- _Objective_
Type out the data exactly as given. Skip any image.

>>>>

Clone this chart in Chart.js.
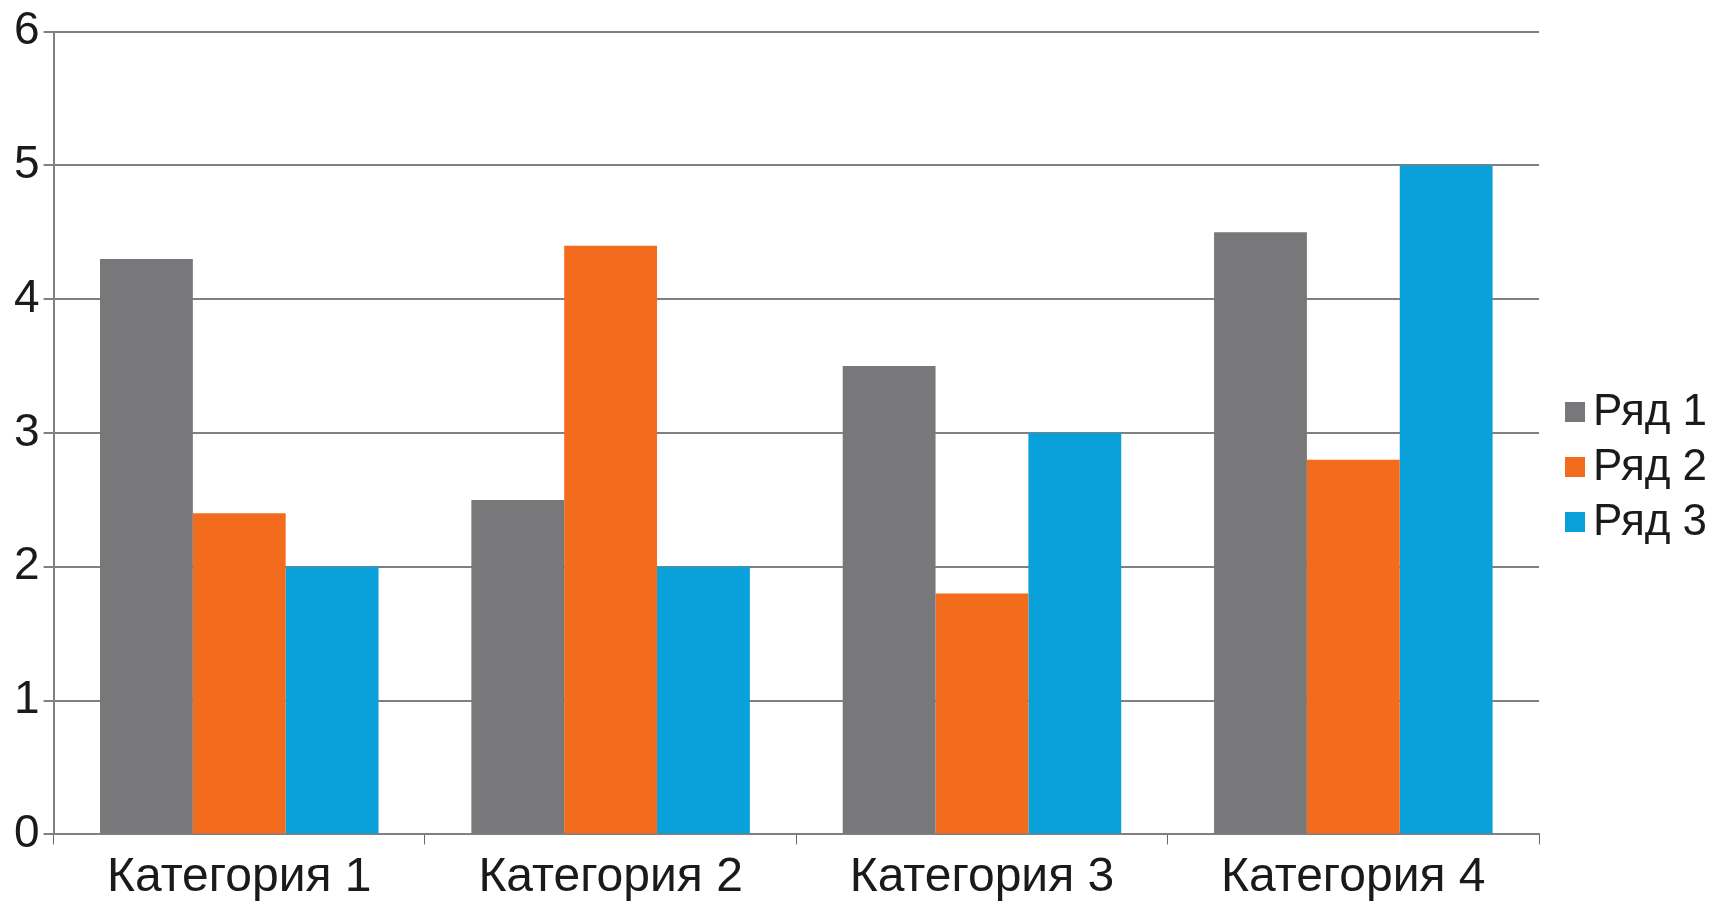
<!DOCTYPE html>
<html lang="ru">
<head>
    <meta charset="UTF-8">
    <title>Ряды по категориям</title>
    <script src="https://cdn.jsdelivr.net/npm/chart.js"></script>
    <style>
        html, body {
            margin: 0;
            padding: 0;
            background: #fff;
        }
        #chart {
            display: block;
        }
    </style>
</head>
<body>
    <canvas id="chart" width="1721" height="902"></canvas>

    <script>
        const categories = ['Категория 1', 'Категория 2', 'Категория 3', 'Категория 4'];
        const seriesNames = ['Ряд 1', 'Ряд 2', 'Ряд 3'];
        const row1 = [4.3, 2.5, 3.5, 4.5];
        const row2 = [2.4, 4.4, 1.8, 2.8];
        const row3 = [2, 2, 3, 5];
        const yTicks = [0, 1, 2, 3, 4, 5, 6];

        const colors = ['#78787b', '#f36b1c', '#0aa0d9'];
        const gridColor = '#808080';
        const textColor = '#1a1a1a';
        const fontFamily = '"Liberation Sans", Arial, sans-serif';

        // legend drawn by hand so the swatch sits close to the text, like the original
        const sideLegend = {
            id: 'sideLegend',
            afterDraw(chart) {
                const c = chart.ctx;
                const sets = chart.data.datasets;
                const rowH = 55;
                const x = chart.chartArea.right + 26;
                let y = chart.height / 2 + 16 - rowH * (sets.length - 1) / 2;
                c.save();
                c.font = '44px ' + fontFamily;
                c.textBaseline = 'middle';
                c.fillStyle = textColor;
                sets.forEach(ds => {
                    c.fillStyle = ds.backgroundColor;
                    c.fillRect(x, y - 10, 20, 20);
                    c.fillStyle = textColor;
                    c.fillText(ds.label, x + 28, y + 1);
                    y += rowH;
                });
                c.restore();
            }
        };

        const ctx = document.getElementById('chart').getContext('2d');
        new Chart(ctx, {
            type: 'bar',
            data: {
                labels: categories,
                datasets: [row1, row2, row3].map((vals, i) => ({
                    label: seriesNames[i],
                    data: vals,
                    backgroundColor: colors[i],
                    borderWidth: 0,
                    barPercentage: 1.0,
                    categoryPercentage: 0.75
                }))
            },
            options: {
                responsive: false,
                animation: false,
                layout: {
                    padding: { top: 4, right: 182, left: 10, bottom: -10 }
                },
                plugins: {
                    legend: { display: false },
                    tooltip: { enabled: false }
                },
                scales: {
                    x: {
                        grid: {
                            display: true,
                            drawOnChartArea: false,
                            drawTicks: true,
                            tickLength: 10,
                            color: '#666',
                            lineWidth: 1,
                            offset: true
                        },
                        border: { display: true, color: gridColor, width: 2 },
                        ticks: {
                            color: textColor,
                            padding: 5,
                            font: { family: fontFamily, size: 48, lineHeight: 1.2 }
                        }
                    },
                    y: {
                        min: 0,
                        max: 6,
                        afterBuildTicks: axis => {
                            axis.ticks = yTicks.map(v => ({ value: v }));
                        },
                        grid: {
                            color: gridColor,
                            lineWidth: 2,
                            tickLength: 10
                        },
                        border: { display: true, color: gridColor, width: 2 },
                        ticks: {
                            color: textColor,
                            padding: 4,
                            font: { family: fontFamily, size: 46, lineHeight: 1.2 }
                        }
                    }
                }
            },
            plugins: [sideLegend]
        });
    </script>
</body>
</html>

<<<<

- _Final result_
Clone this chart in Chart.js.
<!DOCTYPE html>
<html lang="ru">
<head>
    <meta charset="UTF-8">
    <title>Ряды по категориям</title>
    <script src="https://cdn.jsdelivr.net/npm/chart.js"></script>
    <style>
        html, body {
            margin: 0;
            padding: 0;
            background: #fff;
        }
        #chart {
            display: block;
        }
    </style>
</head>
<body>
    <canvas id="chart" width="1721" height="902"></canvas>

    <script>
        const categories = ['Категория 1', 'Категория 2', 'Категория 3', 'Категория 4'];
        const seriesNames = ['Ряд 1', 'Ряд 2', 'Ряд 3'];
        const row1 = [4.3, 2.5, 3.5, 4.5];
        const row2 = [2.4, 4.4, 1.8, 2.8];
        const row3 = [2, 2, 3, 5];
        const yTicks = [0, 1, 2, 3, 4, 5, 6];

        const colors = ['#78787b', '#f36b1c', '#0aa0d9'];
        const gridColor = '#808080';
        const textColor = '#1a1a1a';
        const fontFamily = '"Liberation Sans", Arial, sans-serif';

        // legend drawn by hand so the swatch sits close to the text, like the original
        const sideLegend = {
            id: 'sideLegend',
            afterDraw(chart) {
                const c = chart.ctx;
                const sets = chart.data.datasets;
                const rowH = 55;
                const x = chart.chartArea.right + 26;
                let y = chart.height / 2 + 16 - rowH * (sets.length - 1) / 2;
                c.save();
                c.font = '44px ' + fontFamily;
                c.textBaseline = 'middle';
                c.fillStyle = textColor;
                sets.forEach(ds => {
                    c.fillStyle = ds.backgroundColor;
                    c.fillRect(x, y - 10, 20, 20);
                    c.fillStyle = textColor;
                    c.fillText(ds.label, x + 28, y + 1);
                    y += rowH;
                });
                c.restore();
            }
        };

        const ctx = document.getElementById('chart').getContext('2d');
        new Chart(ctx, {
            type: 'bar',
            data: {
                labels: categories,
                datasets: [row1, row2, row3].map((vals, i) => ({
                    label: seriesNames[i],
                    data: vals,
                    backgroundColor: colors[i],
                    borderWidth: 0,
                    barPercentage: 1.0,
                    categoryPercentage: 0.75
                }))
            },
            options: {
                responsive: false,
                animation: false,
                layout: {
                    padding: { top: 4, right: 182, left: 10, bottom: -10 }
                },
                plugins: {
                    legend: { display: false },
                    tooltip: { enabled: false }
                },
                scales: {
                    x: {
                        grid: {
                            display: true,
                            drawOnChartArea: false,
                            drawTicks: true,
                            tickLength: 10,
                            color: '#666',
                            lineWidth: 1,
                            offset: true
                        },
                        border: { display: true, color: gridColor, width: 2 },
                        ticks: {
                            color: textColor,
                            padding: 5,
                            font: { family: fontFamily, size: 48, lineHeight: 1.2 }
                        }
                    },
                    y: {
                        min: 0,
                        max: 6,
                        afterBuildTicks: axis => {
                            axis.ticks = yTicks.map(v => ({ value: v }));
                        },
                        grid: {
                            color: gridColor,
                            lineWidth: 2,
                            tickLength: 10
                        },
                        border: { display: true, color: gridColor, width: 2 },
                        ticks: {
                            color: textColor,
                            padding: 4,
                            font: { family: fontFamily, size: 46, lineHeight: 1.2 }
                        }
                    }
                }
            },
            plugins: [sideLegend]
        });
    </script>
</body>
</html>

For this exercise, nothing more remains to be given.